There was no doubt that the 1895 frauds had been committed by the man who had carried out the 1877 offences, and, indeed, the arresting officer from 1877 gave evidence that Beck was the same man that he had arrested eighteen years earlier. In fact, the trial judge, Sir Forrest Fulton, had been the prosecuting counsel in the 1877 trial. Beck’s evidence that he had been in South America at the time of the 1877 trial was held to be inadmissible. As well as being identified by the ten women (of a total of twenty-two), handwriting evidence was heard. At the time, Thomas H. Gurrin of Holborn Viaduct was commissioned by the Home Office, Admiralty and Scotland Yard to act as an expert witness in handwriting. He had been earning his living in this way for about nine years when he took part in Beck’s trial. Gurrin testified that the handwriting used in the 1877 case was all written by one person, in a Scandinavian style, and that the 1895 case documents were also written by the same person, who had been disguising his handwriting, regardless of the very significant difference in style. So, on the basis of identification and handwriting evidence, Beck was convicted and sentenced to seven years’ penal servitude.

Whilst in prison, Beck maintained his innocence, using various arguments including the fact that the convict ‘Smith’ had been circumcised, whilst he had not. This succeeded in removing the 1877 offences from his criminal record, but Sir Forrest Fulton maintained that Beck had been convicted of the 1895 offences on the trial’s own merits, so Beck remained in prison until 1901.

In 1904, the same frauds recommenced, and one of the victims, accompanied by a police officer, recognised Beck in Tottenham Court Road as Beck went from his lodgings to the City of London. This time all five female victims identified him and he was again taken to the Old Bailey where he was convicted of a set of frauds for a second time, yet again on the basis of identification evidence and that of Thomas Gurrin, who repeated his professional belief that Beck had disguised his handwriting from the style that had been used in 1877.

Fortunately, the 1904 trial judge, Mr Justice Grantham, had a lingering doubt about the case and delayed Beck’s sentencing. On 7 July 1904, a few days into Beck’s remand in prison, another of the frauds took place. Not only could Beck not have committed this offence from his prison cell, but there was also an immediate arrest of ‘William Thomas’ at a pawnbroker’s after two sisters had asked their landlord to follow him from their lodgings, after he had borrowed their rings as part of exactly the same fraud. Detective Inspector John Kane made a thorough investigation into ‘William Thomas’, established his real identity as a German man named William Weiss who had indeed been convicted in 1877, and demonstrated the striking similarity of Weiss’ handwriting to the documents produced in all three trials. The handwriting similarity proved the miscarriage of justice in Beck’s 1895 and 1904 convictions. Beck was Norwegian and was not dissimilar to Weiss in appearance.

Adolf Beck was pardoned and awarded £5,000 in compensation, his case being instrumental in the introduction of the Court of Criminal Appeal in 1907. A repetition would be avoided by the introduction of fingerprints to prove previous convictions.

Comparison of handwriting is often accompanied by the close examination of questioned documents at a forensic science laboratory, where modern scientific techniques can reveal many details about the paper, inks and other details to detect forgeries and inconsistencies.
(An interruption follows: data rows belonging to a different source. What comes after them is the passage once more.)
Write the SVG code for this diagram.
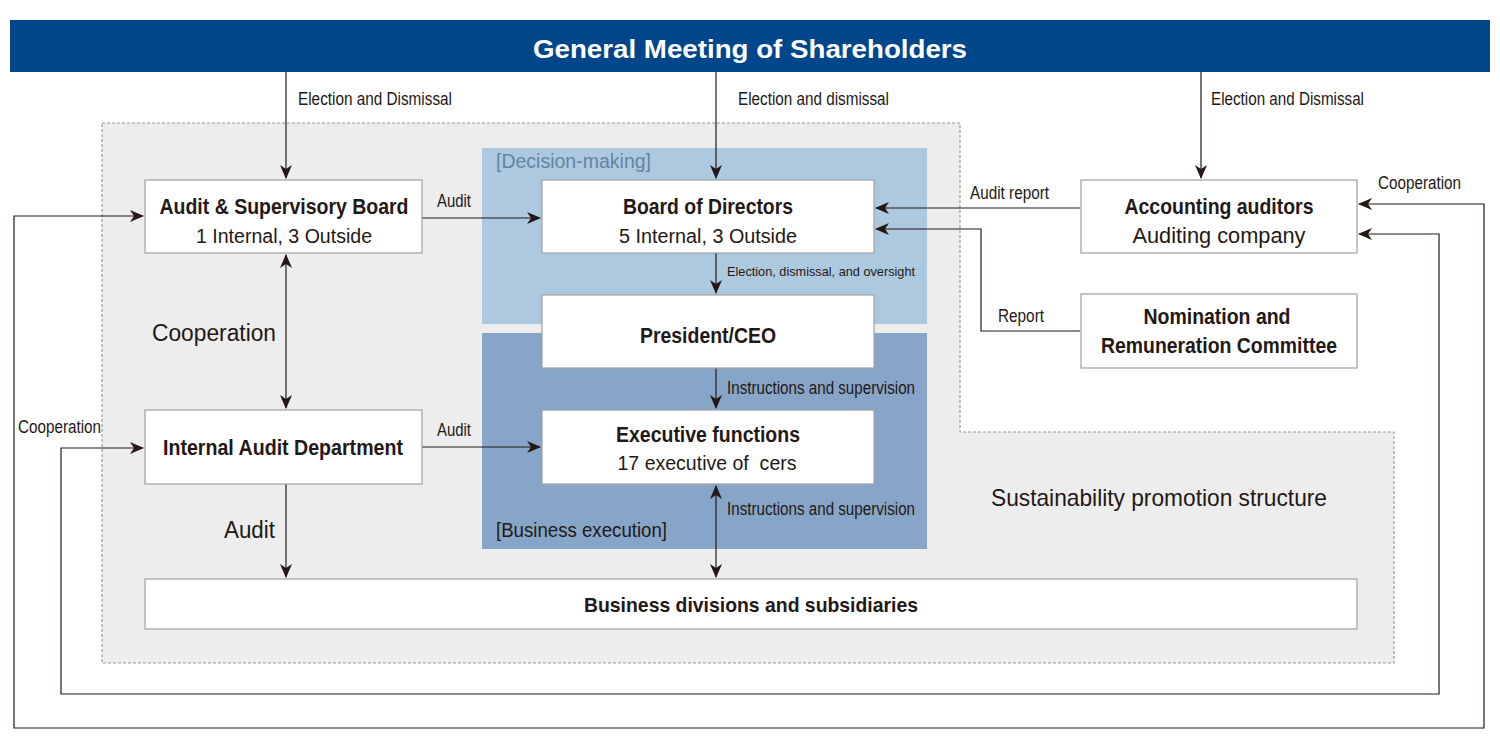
<svg xmlns="http://www.w3.org/2000/svg" width="1500" height="750" viewBox="0 0 1500 750">
<style>
text{font-family:"Liberation Sans",Arial,sans-serif;fill:#231815}
.b{font-weight:bold}
.box{fill:#fff;stroke:#a0a0a0;stroke-width:1.2}
.ln{fill:none;stroke:#231815;stroke-width:1.2}
.lbl{font-size:17.5px}
.mid{text-anchor:middle}
</style>
<defs>
<marker id="ah" markerUnits="userSpaceOnUse" markerWidth="14" markerHeight="12" viewBox="0 0 14 12" refX="13" refY="6" orient="auto-start-reverse">
<path d="M0,0 L14,6 L0,12 L4,6 z" fill="#231815"/>
</marker>
</defs>
<rect width="1500" height="750" fill="#fff"/>
<g id="header">
<rect x="10" y="20" width="1480" height="52" fill="#00468b"/>
<text x="750" y="58" class="b mid" font-size="26" style="fill:#fff" textLength="434" lengthAdjust="spacingAndGlyphs">General Meeting of Shareholders</text>
</g>
<g id="sustainability-area">
<path d="M102,123 H960 V432 H1394 V663 H102 Z" fill="#ededed" stroke="#9a9a9a" stroke-width="1.2" stroke-dasharray="3,2"/>
<text x="991" y="506" font-size="24" textLength="336" lengthAdjust="spacingAndGlyphs">Sustainability promotion structure</text>
</g>
<g id="decision-making">
<rect x="482" y="148" width="445" height="176" fill="#adc9e0"/>
<text x="496" y="168" font-size="19.5" style="fill:#6583a4" textLength="155" lengthAdjust="spacingAndGlyphs">[Decision-making]</text>
</g>
<g id="business-execution">
<rect x="482" y="333" width="445" height="216" fill="#87a5c9"/>
<text x="496" y="537" font-size="19.5" textLength="171" lengthAdjust="spacingAndGlyphs">[Business execution]</text>
</g>
<g id="connectors">
<path class="ln" d="M286,72 V178" marker-end="url(#ah)"/>
<path class="ln" d="M716,72 V178" marker-end="url(#ah)"/>
<path class="ln" d="M1201,72 V178" marker-end="url(#ah)"/>
<path class="ln" d="M422,218 H540" marker-end="url(#ah)"/>
<path class="ln" d="M1080,208 H876" marker-end="url(#ah)"/>
<path class="ln" d="M1080,331 H981 V229 H876" marker-end="url(#ah)"/>
<path class="ln" d="M716,253 V293" marker-end="url(#ah)"/>
<path class="ln" d="M716,368 V408" marker-end="url(#ah)"/>
<path class="ln" d="M716,486 V577" marker-start="url(#ah)" marker-end="url(#ah)"/>
<path class="ln" d="M286,255 V408" marker-start="url(#ah)" marker-end="url(#ah)"/>
<path class="ln" d="M422,447 H540" marker-end="url(#ah)"/>
<path class="ln" d="M286,484 V577" marker-end="url(#ah)"/>
<path class="ln" d="M1359,204 H1484 V728 H14 V216 H143" marker-start="url(#ah)" marker-end="url(#ah)"/>
<path class="ln" d="M1359,234 H1439 V694 H61 V448 H143" marker-start="url(#ah)" marker-end="url(#ah)"/>
<text x="298" y="105" class="lbl" textLength="154" lengthAdjust="spacingAndGlyphs">Election and Dismissal</text>
<text x="738" y="105" class="lbl" textLength="151" lengthAdjust="spacingAndGlyphs">Election and dismissal</text>
<text x="1211" y="105" class="lbl" textLength="153" lengthAdjust="spacingAndGlyphs">Election and Dismissal</text>
<text x="437" y="207" class="lbl" textLength="34" lengthAdjust="spacingAndGlyphs">Audit</text>
<text x="970" y="199" class="lbl" textLength="79" lengthAdjust="spacingAndGlyphs">Audit report</text>
<text x="1378" y="189" class="lbl" textLength="83" lengthAdjust="spacingAndGlyphs">Cooperation</text>
<text x="727" y="276" font-size="13.5" textLength="188" lengthAdjust="spacingAndGlyphs">Election, dismissal, and oversight</text>
<text x="998" y="322" class="lbl" textLength="46" lengthAdjust="spacingAndGlyphs">Report</text>
<text x="152" y="341" font-size="23" textLength="124" lengthAdjust="spacingAndGlyphs">Cooperation</text>
<text x="727" y="394" class="lbl" textLength="188" lengthAdjust="spacingAndGlyphs">Instructions and supervision</text>
<text x="18" y="433" class="lbl" textLength="83" lengthAdjust="spacingAndGlyphs">Cooperation</text>
<text x="437" y="436" class="lbl" textLength="34" lengthAdjust="spacingAndGlyphs">Audit</text>
<text x="727" y="515" class="lbl" textLength="188" lengthAdjust="spacingAndGlyphs">Instructions and supervision</text>
<text x="224" y="538" font-size="23" textLength="51" lengthAdjust="spacingAndGlyphs">Audit</text>
</g>
<g id="audit-supervisory-board">
<rect class="box" x="145" y="180" width="277" height="73"/>
<text x="284" y="214" class="b mid" font-size="22" textLength="249" lengthAdjust="spacingAndGlyphs">Audit &amp; Supervisory Board</text>
<text x="284" y="243" class="mid" font-size="20" textLength="176" lengthAdjust="spacingAndGlyphs">1 Internal, 3 Outside</text>
</g>
<g id="board-of-directors">
<rect class="box" x="542" y="180" width="332" height="73"/>
<text x="708" y="214" class="b mid" font-size="22" textLength="170" lengthAdjust="spacingAndGlyphs">Board of Directors</text>
<text x="708" y="243" class="mid" font-size="20" textLength="178" lengthAdjust="spacingAndGlyphs">5 Internal, 3 Outside</text>
</g>
<g id="accounting-auditors">
<rect class="box" x="1081" y="180" width="276" height="73"/>
<text x="1219" y="214" class="b mid" font-size="22" textLength="189" lengthAdjust="spacingAndGlyphs">Accounting auditors</text>
<text x="1219" y="243" class="mid" font-size="22" textLength="173" lengthAdjust="spacingAndGlyphs">Auditing company</text>
</g>
<g id="president-ceo">
<rect class="box" x="542" y="295" width="332" height="73"/>
<text x="708" y="343" class="b mid" font-size="22" textLength="136" lengthAdjust="spacingAndGlyphs">President/CEO</text>
</g>
<g id="nomination-committee">
<rect class="box" x="1081" y="294" width="276" height="74"/>
<text x="1217" y="324" class="b mid" font-size="22" textLength="147" lengthAdjust="spacingAndGlyphs">Nomination and</text>
<text x="1219" y="353" class="b mid" font-size="22" textLength="236" lengthAdjust="spacingAndGlyphs">Remuneration Committee</text>
</g>
<g id="internal-audit-department">
<rect class="box" x="145" y="410" width="277" height="74"/>
<text x="283" y="455" class="b mid" font-size="22" textLength="240" lengthAdjust="spacingAndGlyphs">Internal Audit Department</text>
</g>
<g id="executive-functions">
<rect class="box" x="542" y="410" width="332" height="74"/>
<text x="708" y="442" class="b mid" font-size="22" textLength="184" lengthAdjust="spacingAndGlyphs">Executive functions</text>
<text x="707" y="470" class="mid" font-size="20" textLength="179" lengthAdjust="spacingAndGlyphs" xml:space="preserve">17 executive of  cers</text>
</g>
<g id="business-divisions">
<rect class="box" x="145" y="579" width="1212" height="50"/>
<text x="751" y="612" class="b mid" font-size="21" textLength="334" lengthAdjust="spacingAndGlyphs">Business divisions and subsidiaries</text>
</g>
</svg>
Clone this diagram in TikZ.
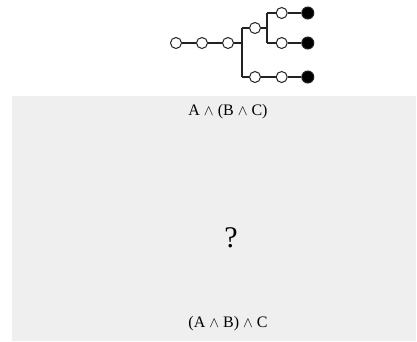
\documentclass[tikz,border=0pt]{standalone}
\usepackage{fontspec}
\setmainfont{Liberation Serif}
\definecolor{panel}{HTML}{EFEFEF}
\definecolor{ink}{HTML}{222222}
\tikzset{
  x=1pt, y=-1pt,
  open/.style={circle, draw=ink, line width=1pt, fill=white, inner sep=0pt, minimum size=11pt},
  full/.style={circle, draw=ink, line width=1pt, fill=black, inner sep=0pt, minimum size=12pt},
  edge/.style={draw=ink, line width=1.1pt},
  label/.style={font=\fontsize{16}{19}\selectfont, inner sep=0pt, text=black},
}
\newcommand{\andop}{\raisebox{0.1ex}{\scalebox{0.85}{$\wedge$}}}
\begin{document}
\begin{tikzpicture}
\useasboundingbox (0,0) rectangle (417,341);
\fill[panel] (12,96) rectangle (415.7,341);

% main chain
\node[open] (r1) at (176,43) {};
\node[open] (r2) at (202,43) {};
\node[open] (r3) at (228,43) {};
\coordinate (j1) at (242,43);
\coordinate (ja) at (242,28);
\coordinate (jb) at (242,77);

% upper branch
\node[open] (u1) at (255,28) {};
\coordinate (j2) at (267,28);
\coordinate (jc) at (267,13);
\coordinate (jd) at (267,43);
\node[open] (t1) at (281.7,13) {};
\node[full] (tf) at (307.8,13) {};
\node[open] (m1) at (281.7,43) {};
\node[full] (mf) at (307.8,43) {};

% lower branch
\node[open] (b1) at (255,77) {};
\node[open] (b2) at (281.7,77) {};
\node[full] (bf) at (307.8,77) {};

\draw[edge] (r1) -- (r2);
\draw[edge] (r2) -- (r3);
\draw[edge] (r3) -- (j1);
\draw[edge] (ja) -- (jb);
\draw[edge] (ja) -- (u1);
\draw[edge] (u1) -- (j2);
\draw[edge] (jc) -- (jd);
\draw[edge] (jc) -- (t1);
\draw[edge] (t1) -- (tf);
\draw[edge] (jd) -- (m1);
\draw[edge] (m1) -- (mf);
\draw[edge] (jb) -- (b1);
\draw[edge] (b1) -- (b2);
\draw[edge] (b2) -- (bf);

% formulas
\node[label] (top) at (228,112) {A \andop{} (B \andop{} C)};
\node[font=\fontsize{30}{34}\selectfont, inner sep=0pt] (q) at (231,238) {?};
\node[label] (bot) at (228,324) {(A \andop{} B) \andop{} C};
\end{tikzpicture}
\end{document}
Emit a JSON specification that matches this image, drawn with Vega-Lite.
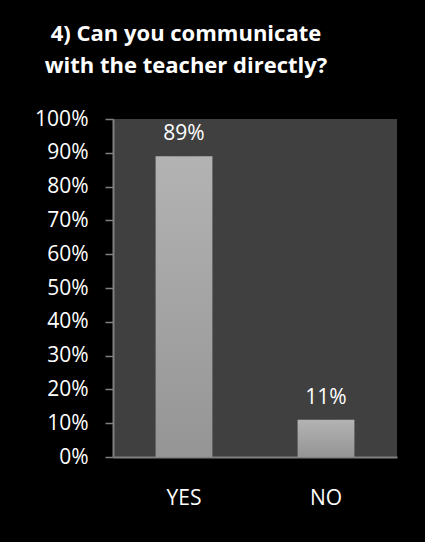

Thomas Gurrin had become a handwriting expert by developing a long-term interest in the subject and had then started to earn his living from his considerable skill. He gave expert evidence in a number of cases at the Old Bailey from 1888 onwards. In some cases he would use a microscope and different coloured light to reveal traces of writing that had been erased, for instance, but expressing an expert opinion about whether a second set of writing was by the same person disguising his handwriting style was an entirely different proposition.